The bill, passed unanimously on August 21, restores aerial interdiction and authorizes the FAP to shoot down a plane if enough evidence exists that it is involved with drug or weapons trafficking.
Peru had suspended the practice in 2001 after a a joint FAP and CIA operation killed a US missionary and her infant daughter.
Emiliano Apaza, president of Congress’s defense committee, said the law will “allow the FAP carry out operations as it should, without violating human rights, but controlling designated coca growing zones,” such as the Valley of the Apumirac and Ene River (VRAEM).
The policy states that all planes flying below 3,000 feet and within a radius of 40 nautical miles, or on off-bound air corridors not designated by aviation authorities, will be deemed hostile by the FAP.
The shoot down order will stand as a measure of last resort if the offending pilot refuses to comply with the Air Force’s orders.
Apaza said that between May and August 2015, the FAP detected 222 irregular flights within Peruvian territory, and that each plane carried 350 kilos of cocaine (770 pounds).
Congressman Carlos Tubino, who sponsored the bill, says that in the last year alone, 180 tons of drugs left the country by air, 120 by sea, and 20 by land. Furthermore, he says that 95 percent of the planes smuggling drugs come from Bolivia.

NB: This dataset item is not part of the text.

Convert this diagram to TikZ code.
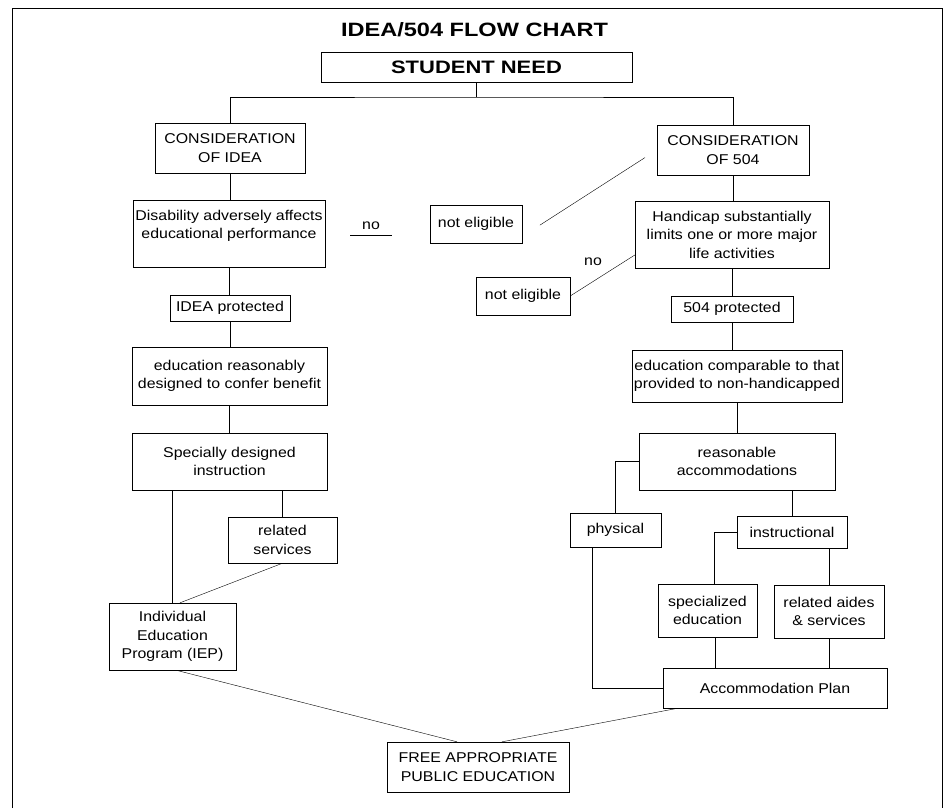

To aid in the new effort to control and monitor Peruvian airspace, Apaza hopes to divert part of the US$8.4 million Peru currently invests to destroy clandestine airstrips to other defense areas.
For Tubino, the current strategy to destroy the airstrips has failed, despite the money invested by the government, since drug traffickers can restore their routes in less than 24 hours for US$1.2 million.
The US government, which sponsors anti-drug programs in South America, remains opposed to Peru’s aerial-interdiction policy.